Kitchens of olde were originally made of furniture that was fairly flexible.
Essentially a kitchen is made up of storage, tabletops for food prep plus a sink for washing and appliances. We all like to think of stainless steel appliances looking all shiny and chic – imagining the complexity of their inner workings and magic behind how they connect to things but really, that doesn’t need to be the case.
We’ve played with all sorts of appliances in our bar and food service areas on campus at StartWell and found that the most used ones are simply fridges and microwaves. Due to fire safety we rarely encourage cooking at our workplace and even when we have had superstar chefs cooking here they use our induction stovetops and convection ovens – small appliances which can store easily, don’t pose fire threat and still offer tremendous flexibility and control of temperature.

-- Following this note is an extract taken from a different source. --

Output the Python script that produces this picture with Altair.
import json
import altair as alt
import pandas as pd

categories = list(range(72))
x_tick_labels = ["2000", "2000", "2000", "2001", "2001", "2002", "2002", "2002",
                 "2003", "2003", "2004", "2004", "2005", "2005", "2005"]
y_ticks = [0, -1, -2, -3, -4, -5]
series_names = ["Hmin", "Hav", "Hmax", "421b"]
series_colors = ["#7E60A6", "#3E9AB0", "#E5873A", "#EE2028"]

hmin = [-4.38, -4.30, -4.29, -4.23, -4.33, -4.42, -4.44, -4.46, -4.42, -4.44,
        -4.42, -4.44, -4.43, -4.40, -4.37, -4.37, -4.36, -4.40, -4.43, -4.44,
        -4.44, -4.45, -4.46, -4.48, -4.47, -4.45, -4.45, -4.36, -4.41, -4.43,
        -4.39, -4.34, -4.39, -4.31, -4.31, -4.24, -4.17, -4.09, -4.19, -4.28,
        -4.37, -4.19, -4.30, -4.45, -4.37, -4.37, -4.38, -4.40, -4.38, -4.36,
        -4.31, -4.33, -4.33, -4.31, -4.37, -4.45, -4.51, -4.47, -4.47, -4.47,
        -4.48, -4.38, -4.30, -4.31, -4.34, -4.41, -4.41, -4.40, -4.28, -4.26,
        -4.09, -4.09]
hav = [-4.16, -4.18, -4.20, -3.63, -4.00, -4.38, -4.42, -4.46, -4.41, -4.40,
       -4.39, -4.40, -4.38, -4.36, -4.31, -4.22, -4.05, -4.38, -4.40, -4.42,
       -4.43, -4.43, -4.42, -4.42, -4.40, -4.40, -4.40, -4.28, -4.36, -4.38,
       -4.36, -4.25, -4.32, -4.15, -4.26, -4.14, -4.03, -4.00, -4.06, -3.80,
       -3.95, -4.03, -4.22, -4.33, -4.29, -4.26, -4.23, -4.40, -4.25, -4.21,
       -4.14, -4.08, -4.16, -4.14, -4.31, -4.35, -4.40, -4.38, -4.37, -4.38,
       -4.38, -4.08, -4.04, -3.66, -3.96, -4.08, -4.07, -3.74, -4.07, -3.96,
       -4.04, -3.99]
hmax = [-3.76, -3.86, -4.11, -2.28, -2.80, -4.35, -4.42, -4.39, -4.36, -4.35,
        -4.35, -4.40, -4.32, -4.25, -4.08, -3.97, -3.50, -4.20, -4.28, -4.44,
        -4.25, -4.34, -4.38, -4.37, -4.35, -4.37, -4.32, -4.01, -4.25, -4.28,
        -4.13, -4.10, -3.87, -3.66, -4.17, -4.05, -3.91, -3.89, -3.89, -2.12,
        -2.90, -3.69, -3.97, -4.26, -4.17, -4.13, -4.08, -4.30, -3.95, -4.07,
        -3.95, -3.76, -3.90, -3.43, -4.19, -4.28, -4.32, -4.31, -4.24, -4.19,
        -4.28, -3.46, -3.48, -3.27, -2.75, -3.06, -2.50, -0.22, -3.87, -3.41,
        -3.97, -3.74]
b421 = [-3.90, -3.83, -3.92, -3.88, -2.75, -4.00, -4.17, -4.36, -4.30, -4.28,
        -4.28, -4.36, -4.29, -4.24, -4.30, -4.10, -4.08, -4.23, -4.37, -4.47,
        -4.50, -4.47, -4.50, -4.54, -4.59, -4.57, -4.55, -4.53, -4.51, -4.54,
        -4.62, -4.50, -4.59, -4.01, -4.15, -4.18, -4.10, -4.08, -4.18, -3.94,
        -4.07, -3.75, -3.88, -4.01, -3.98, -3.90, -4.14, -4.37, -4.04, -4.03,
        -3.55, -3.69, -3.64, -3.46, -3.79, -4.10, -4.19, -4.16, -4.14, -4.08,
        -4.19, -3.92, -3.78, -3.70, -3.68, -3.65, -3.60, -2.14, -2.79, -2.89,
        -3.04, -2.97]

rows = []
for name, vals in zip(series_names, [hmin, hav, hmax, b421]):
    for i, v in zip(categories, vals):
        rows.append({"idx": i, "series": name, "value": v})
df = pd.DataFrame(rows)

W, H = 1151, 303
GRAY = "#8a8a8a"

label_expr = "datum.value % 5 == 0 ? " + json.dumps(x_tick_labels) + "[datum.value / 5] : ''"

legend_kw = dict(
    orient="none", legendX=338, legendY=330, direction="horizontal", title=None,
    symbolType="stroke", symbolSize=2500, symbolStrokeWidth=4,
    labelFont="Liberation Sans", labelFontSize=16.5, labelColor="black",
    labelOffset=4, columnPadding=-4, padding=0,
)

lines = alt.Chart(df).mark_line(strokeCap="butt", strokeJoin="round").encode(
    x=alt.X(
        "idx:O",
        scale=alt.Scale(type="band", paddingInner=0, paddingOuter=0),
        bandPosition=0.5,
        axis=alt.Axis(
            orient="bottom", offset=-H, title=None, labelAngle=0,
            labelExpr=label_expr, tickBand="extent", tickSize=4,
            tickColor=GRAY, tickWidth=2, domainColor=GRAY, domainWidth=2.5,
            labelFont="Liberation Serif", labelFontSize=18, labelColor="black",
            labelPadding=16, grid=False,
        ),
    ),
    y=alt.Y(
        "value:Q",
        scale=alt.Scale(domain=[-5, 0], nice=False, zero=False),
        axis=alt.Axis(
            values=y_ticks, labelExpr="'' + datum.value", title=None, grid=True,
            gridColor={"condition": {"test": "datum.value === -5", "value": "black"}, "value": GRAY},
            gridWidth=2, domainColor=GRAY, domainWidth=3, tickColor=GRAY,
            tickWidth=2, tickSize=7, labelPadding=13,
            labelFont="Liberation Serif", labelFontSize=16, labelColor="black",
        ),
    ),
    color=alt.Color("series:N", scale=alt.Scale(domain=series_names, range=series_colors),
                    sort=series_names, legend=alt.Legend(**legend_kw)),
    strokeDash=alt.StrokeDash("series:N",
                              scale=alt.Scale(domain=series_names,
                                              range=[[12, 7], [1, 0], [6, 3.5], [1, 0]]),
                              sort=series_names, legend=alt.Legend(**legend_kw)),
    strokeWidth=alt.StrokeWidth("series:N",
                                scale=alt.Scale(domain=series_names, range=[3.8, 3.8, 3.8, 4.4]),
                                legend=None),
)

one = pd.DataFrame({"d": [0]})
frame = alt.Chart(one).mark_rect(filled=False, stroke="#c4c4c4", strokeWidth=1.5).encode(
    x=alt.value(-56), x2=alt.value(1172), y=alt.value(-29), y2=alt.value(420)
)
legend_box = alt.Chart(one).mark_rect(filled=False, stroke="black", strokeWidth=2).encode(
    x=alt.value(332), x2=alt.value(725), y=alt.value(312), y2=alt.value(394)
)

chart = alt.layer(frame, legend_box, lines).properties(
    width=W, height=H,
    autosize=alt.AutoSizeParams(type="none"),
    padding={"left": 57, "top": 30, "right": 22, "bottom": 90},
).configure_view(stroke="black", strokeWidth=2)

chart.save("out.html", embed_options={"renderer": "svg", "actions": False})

Without complicated stoves you don’t need gas lines or high powered electrical outlets in your food service spaces, which means that you can built simple kitchen spaces to be located more flexibly near where people will enjoy lunch etc… In fact, we’ve separated the concept of a kitchen such that people can store and reheat their meals in areas near their office and then opt to take Tupperware to separate washing areas if they’d like – most folks just take their dirty dishes home, saving our team a ton of headaches keeping multiple wet areas clean.
Often cases people order food in and simply discard recyclable containers. Funnily enough, when they bring food from home, we’ve seen that people don’t want to spend time washing up their containers at their workplace but do want to wash their hands – so wet areas just being available in washrooms suffice.
In the off chance that you want to add utility to your washrooms where plumbing may already be, we recommend adding deep kitchen style trough sinks to washrooms to give coworkers sink space should they need it (just make sure to put mesh filters in the drainage.) Always nice to know that messy washing up doesn’t get in the way of clear sight-lines in common space which add aesthetic and functional purpose.